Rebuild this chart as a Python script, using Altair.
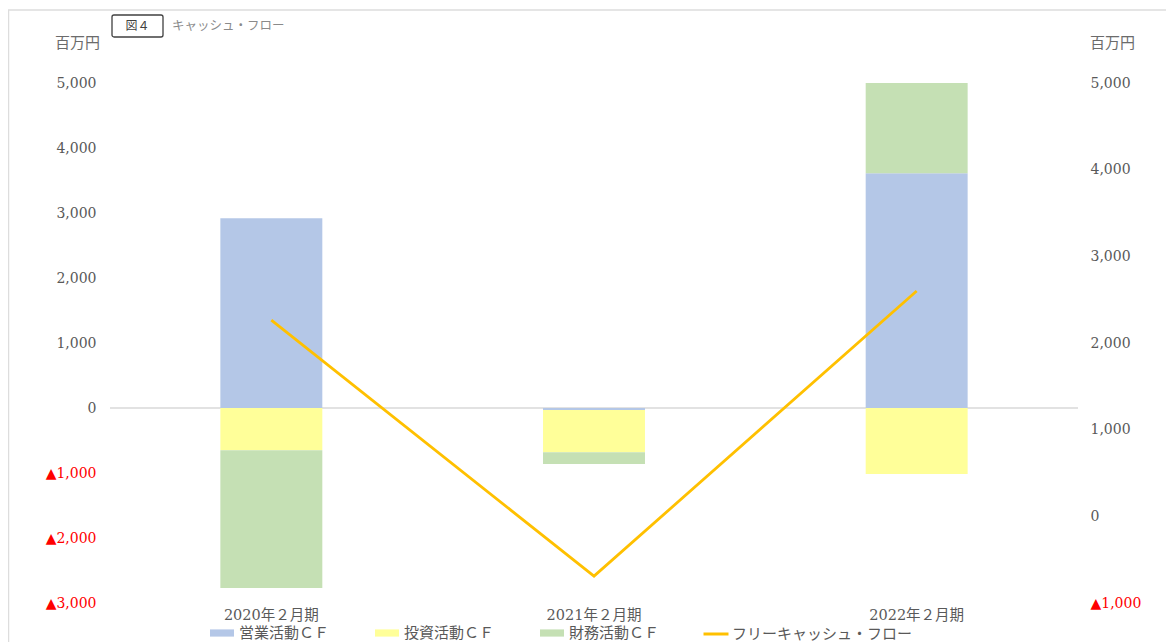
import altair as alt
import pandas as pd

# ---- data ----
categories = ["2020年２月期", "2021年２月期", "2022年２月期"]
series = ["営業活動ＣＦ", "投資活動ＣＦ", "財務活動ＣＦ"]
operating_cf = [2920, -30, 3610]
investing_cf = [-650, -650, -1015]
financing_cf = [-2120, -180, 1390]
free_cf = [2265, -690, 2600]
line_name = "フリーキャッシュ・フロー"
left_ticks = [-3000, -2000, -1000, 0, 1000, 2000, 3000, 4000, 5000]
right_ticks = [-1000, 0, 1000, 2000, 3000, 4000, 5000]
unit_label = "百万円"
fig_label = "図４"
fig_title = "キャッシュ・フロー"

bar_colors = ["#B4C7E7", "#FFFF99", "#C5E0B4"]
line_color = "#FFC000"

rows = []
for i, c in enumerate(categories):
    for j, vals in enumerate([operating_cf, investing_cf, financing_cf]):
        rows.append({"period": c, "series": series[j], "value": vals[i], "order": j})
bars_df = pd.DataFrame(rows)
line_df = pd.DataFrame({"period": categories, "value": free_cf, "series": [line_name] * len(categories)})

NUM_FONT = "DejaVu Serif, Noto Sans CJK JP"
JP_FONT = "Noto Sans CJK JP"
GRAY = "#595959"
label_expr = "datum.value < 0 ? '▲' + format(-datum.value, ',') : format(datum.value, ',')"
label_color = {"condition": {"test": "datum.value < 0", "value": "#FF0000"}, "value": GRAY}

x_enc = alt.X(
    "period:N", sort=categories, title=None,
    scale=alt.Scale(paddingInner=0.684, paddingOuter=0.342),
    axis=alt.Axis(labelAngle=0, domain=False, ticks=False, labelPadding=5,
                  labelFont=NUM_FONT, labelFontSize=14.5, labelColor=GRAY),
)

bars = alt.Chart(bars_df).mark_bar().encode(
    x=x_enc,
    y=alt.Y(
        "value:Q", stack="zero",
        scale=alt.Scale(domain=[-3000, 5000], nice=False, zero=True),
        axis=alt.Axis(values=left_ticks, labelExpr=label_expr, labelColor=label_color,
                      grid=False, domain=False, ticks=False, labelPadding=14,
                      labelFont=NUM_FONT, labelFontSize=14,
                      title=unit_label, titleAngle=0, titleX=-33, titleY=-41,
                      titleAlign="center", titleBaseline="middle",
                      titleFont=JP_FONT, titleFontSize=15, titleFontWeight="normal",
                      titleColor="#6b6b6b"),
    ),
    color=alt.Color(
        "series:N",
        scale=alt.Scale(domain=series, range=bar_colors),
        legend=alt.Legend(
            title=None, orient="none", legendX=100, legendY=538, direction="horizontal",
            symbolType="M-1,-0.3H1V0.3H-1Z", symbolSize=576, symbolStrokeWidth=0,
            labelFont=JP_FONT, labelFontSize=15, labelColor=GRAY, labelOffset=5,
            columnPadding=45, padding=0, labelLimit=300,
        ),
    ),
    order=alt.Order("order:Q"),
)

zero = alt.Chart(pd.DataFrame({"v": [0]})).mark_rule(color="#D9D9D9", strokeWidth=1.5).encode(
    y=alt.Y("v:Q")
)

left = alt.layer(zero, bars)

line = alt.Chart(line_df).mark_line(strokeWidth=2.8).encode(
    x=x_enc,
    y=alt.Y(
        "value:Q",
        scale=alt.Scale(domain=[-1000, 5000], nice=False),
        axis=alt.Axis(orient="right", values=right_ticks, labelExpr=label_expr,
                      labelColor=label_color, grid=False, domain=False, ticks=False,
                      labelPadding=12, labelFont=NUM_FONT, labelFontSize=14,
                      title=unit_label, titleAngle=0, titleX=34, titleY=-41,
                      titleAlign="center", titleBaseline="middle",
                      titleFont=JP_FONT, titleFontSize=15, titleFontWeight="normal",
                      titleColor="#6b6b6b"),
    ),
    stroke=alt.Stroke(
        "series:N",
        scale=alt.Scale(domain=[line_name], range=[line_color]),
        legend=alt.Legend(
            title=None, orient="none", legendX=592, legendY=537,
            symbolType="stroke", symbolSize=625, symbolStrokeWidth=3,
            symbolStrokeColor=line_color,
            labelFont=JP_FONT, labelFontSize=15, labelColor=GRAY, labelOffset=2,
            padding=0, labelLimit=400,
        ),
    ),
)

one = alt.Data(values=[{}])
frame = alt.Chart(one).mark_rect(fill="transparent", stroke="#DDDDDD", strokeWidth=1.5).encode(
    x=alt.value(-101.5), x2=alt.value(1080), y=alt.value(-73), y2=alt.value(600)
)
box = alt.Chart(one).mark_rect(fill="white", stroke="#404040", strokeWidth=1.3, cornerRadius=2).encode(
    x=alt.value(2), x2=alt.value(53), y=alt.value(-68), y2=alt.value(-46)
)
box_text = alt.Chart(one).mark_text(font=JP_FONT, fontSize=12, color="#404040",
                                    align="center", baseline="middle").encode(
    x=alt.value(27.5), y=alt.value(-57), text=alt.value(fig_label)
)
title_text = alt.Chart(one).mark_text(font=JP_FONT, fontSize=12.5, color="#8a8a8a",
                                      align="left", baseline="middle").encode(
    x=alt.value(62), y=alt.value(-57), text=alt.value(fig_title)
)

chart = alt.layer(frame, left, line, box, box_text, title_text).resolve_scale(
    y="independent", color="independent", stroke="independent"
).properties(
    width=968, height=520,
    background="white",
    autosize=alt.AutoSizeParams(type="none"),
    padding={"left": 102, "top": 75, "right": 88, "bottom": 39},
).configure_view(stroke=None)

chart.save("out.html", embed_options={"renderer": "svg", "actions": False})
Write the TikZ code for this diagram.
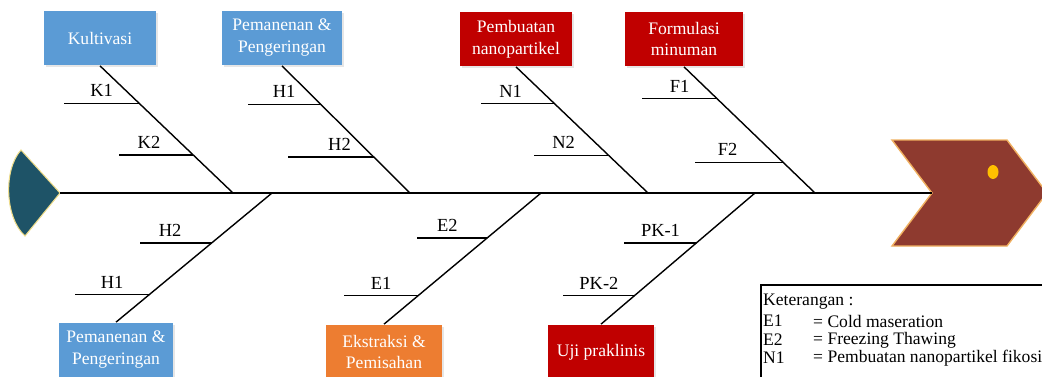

········

§ **Stated goal**: Retype every entry verbatim and exclude the pictures from the copy.

§ **Task response**:
Rebuild this chart as a Python script, using Altair.
import altair as alt
import pandas as pd

# ---- data ----
categories = ["2020年２月期", "2021年２月期", "2022年２月期"]
series = ["営業活動ＣＦ", "投資活動ＣＦ", "財務活動ＣＦ"]
operating_cf = [2920, -30, 3610]
investing_cf = [-650, -650, -1015]
financing_cf = [-2120, -180, 1390]
free_cf = [2265, -690, 2600]
line_name = "フリーキャッシュ・フロー"
left_ticks = [-3000, -2000, -1000, 0, 1000, 2000, 3000, 4000, 5000]
right_ticks = [-1000, 0, 1000, 2000, 3000, 4000, 5000]
unit_label = "百万円"
fig_label = "図４"
fig_title = "キャッシュ・フロー"

bar_colors = ["#B4C7E7", "#FFFF99", "#C5E0B4"]
line_color = "#FFC000"

rows = []
for i, c in enumerate(categories):
    for j, vals in enumerate([operating_cf, investing_cf, financing_cf]):
        rows.append({"period": c, "series": series[j], "value": vals[i], "order": j})
bars_df = pd.DataFrame(rows)
line_df = pd.DataFrame({"period": categories, "value": free_cf, "series": [line_name] * len(categories)})

NUM_FONT = "DejaVu Serif, Noto Sans CJK JP"
JP_FONT = "Noto Sans CJK JP"
GRAY = "#595959"
label_expr = "datum.value < 0 ? '▲' + format(-datum.value, ',') : format(datum.value, ',')"
label_color = {"condition": {"test": "datum.value < 0", "value": "#FF0000"}, "value": GRAY}

x_enc = alt.X(
    "period:N", sort=categories, title=None,
    scale=alt.Scale(paddingInner=0.684, paddingOuter=0.342),
    axis=alt.Axis(labelAngle=0, domain=False, ticks=False, labelPadding=5,
                  labelFont=NUM_FONT, labelFontSize=14.5, labelColor=GRAY),
)

bars = alt.Chart(bars_df).mark_bar().encode(
    x=x_enc,
    y=alt.Y(
        "value:Q", stack="zero",
        scale=alt.Scale(domain=[-3000, 5000], nice=False, zero=True),
        axis=alt.Axis(values=left_ticks, labelExpr=label_expr, labelColor=label_color,
                      grid=False, domain=False, ticks=False, labelPadding=14,
                      labelFont=NUM_FONT, labelFontSize=14,
                      title=unit_label, titleAngle=0, titleX=-33, titleY=-41,
                      titleAlign="center", titleBaseline="middle",
                      titleFont=JP_FONT, titleFontSize=15, titleFontWeight="normal",
                      titleColor="#6b6b6b"),
    ),
    color=alt.Color(
        "series:N",
        scale=alt.Scale(domain=series, range=bar_colors),
        legend=alt.Legend(
            title=None, orient="none", legendX=100, legendY=538, direction="horizontal",
            symbolType="M-1,-0.3H1V0.3H-1Z", symbolSize=576, symbolStrokeWidth=0,
            labelFont=JP_FONT, labelFontSize=15, labelColor=GRAY, labelOffset=5,
            columnPadding=45, padding=0, labelLimit=300,
        ),
    ),
    order=alt.Order("order:Q"),
)

zero = alt.Chart(pd.DataFrame({"v": [0]})).mark_rule(color="#D9D9D9", strokeWidth=1.5).encode(
    y=alt.Y("v:Q")
)

left = alt.layer(zero, bars)

line = alt.Chart(line_df).mark_line(strokeWidth=2.8).encode(
    x=x_enc,
    y=alt.Y(
        "value:Q",
        scale=alt.Scale(domain=[-1000, 5000], nice=False),
        axis=alt.Axis(orient="right", values=right_ticks, labelExpr=label_expr,
                      labelColor=label_color, grid=False, domain=False, ticks=False,
                      labelPadding=12, labelFont=NUM_FONT, labelFontSize=14,
                      title=unit_label, titleAngle=0, titleX=34, titleY=-41,
                      titleAlign="center", titleBaseline="middle",
                      titleFont=JP_FONT, titleFontSize=15, titleFontWeight="normal",
                      titleColor="#6b6b6b"),
    ),
    stroke=alt.Stroke(
        "series:N",
        scale=alt.Scale(domain=[line_name], range=[line_color]),
        legend=alt.Legend(
            title=None, orient="none", legendX=592, legendY=537,
            symbolType="stroke", symbolSize=625, symbolStrokeWidth=3,
            symbolStrokeColor=line_color,
            labelFont=JP_FONT, labelFontSize=15, labelColor=GRAY, labelOffset=2,
            padding=0, labelLimit=400,
        ),
    ),
)

one = alt.Data(values=[{}])
frame = alt.Chart(one).mark_rect(fill="transparent", stroke="#DDDDDD", strokeWidth=1.5).encode(
    x=alt.value(-101.5), x2=alt.value(1080), y=alt.value(-73), y2=alt.value(600)
)
box = alt.Chart(one).mark_rect(fill="white", stroke="#404040", strokeWidth=1.3, cornerRadius=2).encode(
    x=alt.value(2), x2=alt.value(53), y=alt.value(-68), y2=alt.value(-46)
)
box_text = alt.Chart(one).mark_text(font=JP_FONT, fontSize=12, color="#404040",
                                    align="center", baseline="middle").encode(
    x=alt.value(27.5), y=alt.value(-57), text=alt.value(fig_label)
)
title_text = alt.Chart(one).mark_text(font=JP_FONT, fontSize=12.5, color="#8a8a8a",
                                      align="left", baseline="middle").encode(
    x=alt.value(62), y=alt.value(-57), text=alt.value(fig_title)
)

chart = alt.layer(frame, left, line, box, box_text, title_text).resolve_scale(
    y="independent", color="independent", stroke="independent"
).properties(
    width=968, height=520,
    background="white",
    autosize=alt.AutoSizeParams(type="none"),
    padding={"left": 102, "top": 75, "right": 88, "bottom": 39},
).configure_view(stroke=None)

chart.save("out.html", embed_options={"renderer": "svg", "actions": False})
Write the TikZ code for this diagram.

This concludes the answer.